Cabe destacar que la cola articulada del Tlatolophus galorum se exhibe en la cabecera municipal de General Cepeda, donde —con apoyo del ayuntamiento— se habilitó un espacio en el que los habitantes del municipio y visitantes pueden conocer los vestigios de este antiguo habitante de la Tierra.
“Este fósil, que continúa bajo investigación, es un caso excepcional en la paleontología mexicana, ya que tuvieron que ocurrir sucesos altamente favorables desde hace millones de años, cuando Coahuila era una región tropical, como una gran planicie costera, para que se conservara en las condiciones con las cuales lo encontramos”, subraya la paleontóloga Felisa Aguilar.

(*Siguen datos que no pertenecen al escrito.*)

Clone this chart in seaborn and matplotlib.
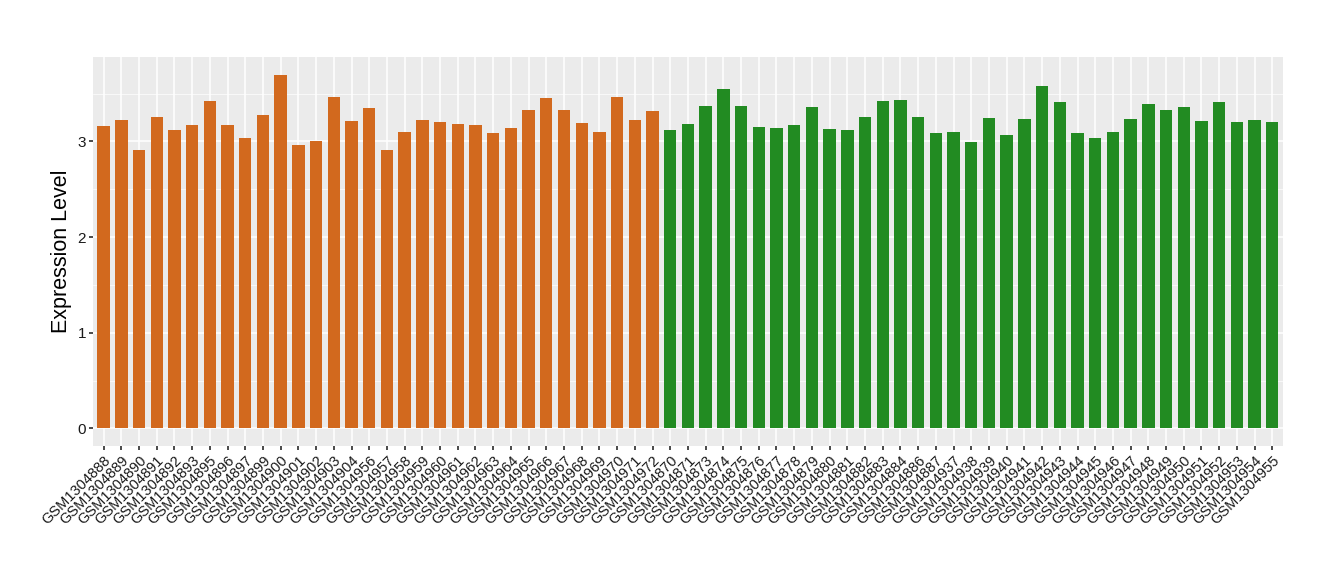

Los académicos concluyen que el proyecto también ejemplifica la importancia de los reportes de la ciudadanía cuando cree haber encontrado un fósil, “se debe avisar al INAH y evitar extraerlo, ya que un mal manejo del contexto puede significar la pérdida irreparable de valiosa información para la paleontología mexicana y mundial”.